I am beyond thrilled spending a weekend reading a good book. I don’t have television. So my choice of entertainment is easy. I often take friends out to my favorite restaurant in Vancouver for lunch. It’s pure joy for me to watch them enjoy the food and service and for me to get to share my little secret treasure with them. That’s a cheap thrill of under $30 that brings me memories I treasure for weeks after. So ask yourself: Do I have expensive habits that cause me stress and worry in the finance department or can I simplify in that area?
Remember that this gift will come easy for some and may be the farthest thing from other people’s minds. Some may want to cultivate this gift more in their life as it doesn’t come naturally. There is no right or wrong on this one. However, the next time you are feeling stressed, overwhelmed, burdened by a project or task, ask yourself some simple questions:
Do I really need to do this or have I convinced myself that I need to do it?
Am I playing the martyr? In other words, do I enjoy the attention I get being busy and the hero in everybody’s life? That may be a tough question for you to answer honestly which may tell you the truth in that fact alone!
Am I getting the benefits that I want to get from how I am spending my time, money and resources or can I simplify?
Do I need to practice the word ‘No’ without justification and guilt?
Why am I buying things that I don’t need? Happy people who are on purpose spend less money on ’stuff’ to make them feel better. Promise!
Living a simple life is always a choice…even when you think it isn’t. It’s a choice everyday to eat, dress, and live simply. I used to spend days preparing for company making sure that every appetizer was perfect.
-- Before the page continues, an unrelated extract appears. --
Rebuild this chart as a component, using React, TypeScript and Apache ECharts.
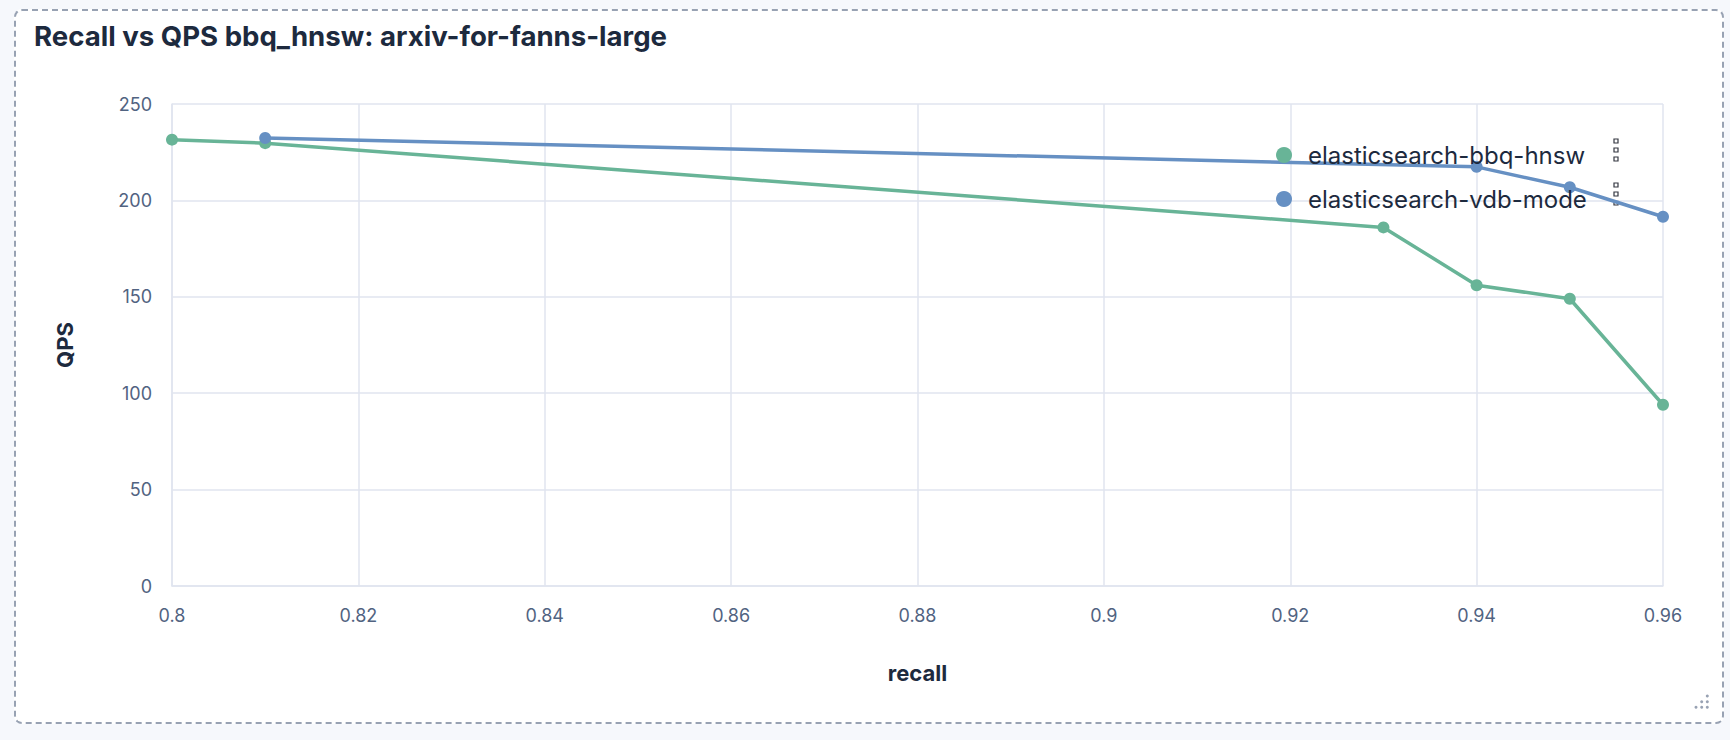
import { useEffect, useRef } from "react";
import * as echarts from "echarts";

const titleText = "Recall vs QPS bbq_hnsw: arxiv-for-fanns-large";
const seriesNames = ["elasticsearch-bbq-hnsw", "elasticsearch-vdb-mode"];
const seriesColors = ["#68b497", "#6690c3"];

// recall / QPS pairs
const bbqRecall = [0.8, 0.81, 0.93, 0.94, 0.95, 0.96];
const bbqQps = [231.5, 229.7, 186, 156, 149, 94];
const vdbRecall = [0.81, 0.94, 0.95, 0.96];
const vdbQps = [232.4, 217.4, 206.8, 191.5];

const xTicks = [0.8, 0.96, 0.02];
const yTicks = [0, 250, 50];

const FONT = "Inter, 'Noto Sans', sans-serif";

export default function App() {
  const chartRef = useRef<HTMLDivElement>(null);

  useEffect(() => {
    document.body.style.margin = "0";
    if (!chartRef.current) return;
    const chart = echarts.init(chartRef.current, undefined, { renderer: "svg" });

    const pairs = (xs: number[], ys: number[]) => xs.map((x, i) => [x, ys[i]]);

    // the little "more" boxes next to legend rows, and the resize dots
    const moreBoxes: any[] = [];
    [141, 185].forEach((y0) => {
      for (let k = 0; k < 3; k++) {
        moreBoxes.push({
          type: "rect",
          shape: { x: 1614, y: y0 + k * 9 - 2, width: 4, height: 4 },
          style: { fill: "#ffffff", stroke: "#343741", lineWidth: 1.2 },
        });
      }
    });
    const dots: any[] = [];
    const dx = [1696, 1701.7, 1707.3];
    const dy = [696, 701.7, 707.3];
    for (let r = 0; r < 3; r++) {
      for (let c = 2 - r; c < 3; c++) {
        dots.push({
          type: "circle",
          shape: { cx: dx[c], cy: dy[r], r: 1.5 },
          style: { fill: "#98a2b3" },
        });
      }
    }

    chart.setOption({
      animation: false,
      title: {
        text: titleText,
        left: 29,
        top: 17,
        textStyle: { fontFamily: FONT, fontSize: 27.6, fontWeight: 700, color: "#1d2a3e" },
      },
      legend: {
        orient: "vertical",
        left: 1271,
        top: 138,
        itemGap: 20,
        itemWidth: 16,
        itemHeight: 16,
        icon: "circle",
        data: seriesNames,
        textStyle: {
          fontFamily: FONT,
          fontSize: 24,
          color: "#1d2a3e",
          padding: [0, 0, 0, 11],
        },
      },
      grid: { left: 172, right: 67, top: 104, bottom: 154 },
      xAxis: {
        type: "value",
        min: xTicks[0],
        max: xTicks[1],
        interval: xTicks[2],
        name: "recall",
        nameLocation: "middle",
        nameGap: 76,
        nameTextStyle: { fontFamily: FONT, fontSize: 22, fontWeight: 700, color: "#1d2a3e" },
        axisLine: { lineStyle: { color: "#e0e5ef", width: 1.5 } },
        axisTick: { show: false },
        axisLabel: {
          margin: 20,
          fontFamily: FONT,
          fontSize: 18,
          color: "#516381",
          formatter: (v: number) => String(+v.toFixed(2)),
        },
        splitLine: { lineStyle: { color: "#e0e5ef", width: 1.5 } },
      },
      yAxis: {
        type: "value",
        min: yTicks[0],
        max: yTicks[1],
        interval: yTicks[2],
        name: "QPS",
        nameLocation: "middle",
        nameRotate: 90,
        nameGap: 96,
        nameTextStyle: { fontFamily: FONT, fontSize: 22, fontWeight: 700, color: "#1d2a3e" },
        axisLine: { show: true, lineStyle: { color: "#e0e5ef", width: 1.5 } },
        axisTick: { show: false },
        axisLabel: { margin: 20, fontFamily: FONT, fontSize: 18, color: "#516381" },
        splitLine: { lineStyle: { color: "#e0e5ef", width: 1.5 } },
      },
      series: [
        {
          name: seriesNames[0],
          type: "line",
          data: pairs(bbqRecall, bbqQps),
          symbol: "circle",
          symbolSize: 12,
          color: seriesColors[0],
          lineStyle: { width: 3.5 },
        },
        {
          name: seriesNames[1],
          type: "line",
          data: pairs(vdbRecall, vdbQps),
          symbol: "circle",
          symbolSize: 12,
          color: seriesColors[1],
          lineStyle: { width: 3.5 },
        },
      ],
      graphic: [...moreBoxes, ...dots],
    });

    return () => chart.dispose();
  }, []);

  return (
    <div
      style={{
        position: "absolute",
        left: 0,
        top: 0,
        width: 1730,
        height: 740,
        background: "#f6f8fc",
      }}
    >
      <div
        style={{
          position: "absolute",
          left: 14,
          top: 9,
          width: 1706,
          height: 711,
          border: "2px dashed #98a2b3",
          borderRadius: 8,
          background: "#ffffff",
        }}
      />
      <div
        ref={chartRef}
        style={{ position: "absolute", left: 0, top: 0, width: 1730, height: 740 }}
      />
    </div>
  );
}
I loved doing it, but today I have people over at least once a week for a bowl of homemade soup and we sit at my kitchen table. I’ve done this one both ways. I know now that at a ‘gut level’, that time with a good friend, a great book, a beautiful walk or time to spend in my spiritual practices mean far more to me that all the stuff. What about you? The summer is a great time to simplify so enjoy!
Have an awesome month of sunshine and laughter.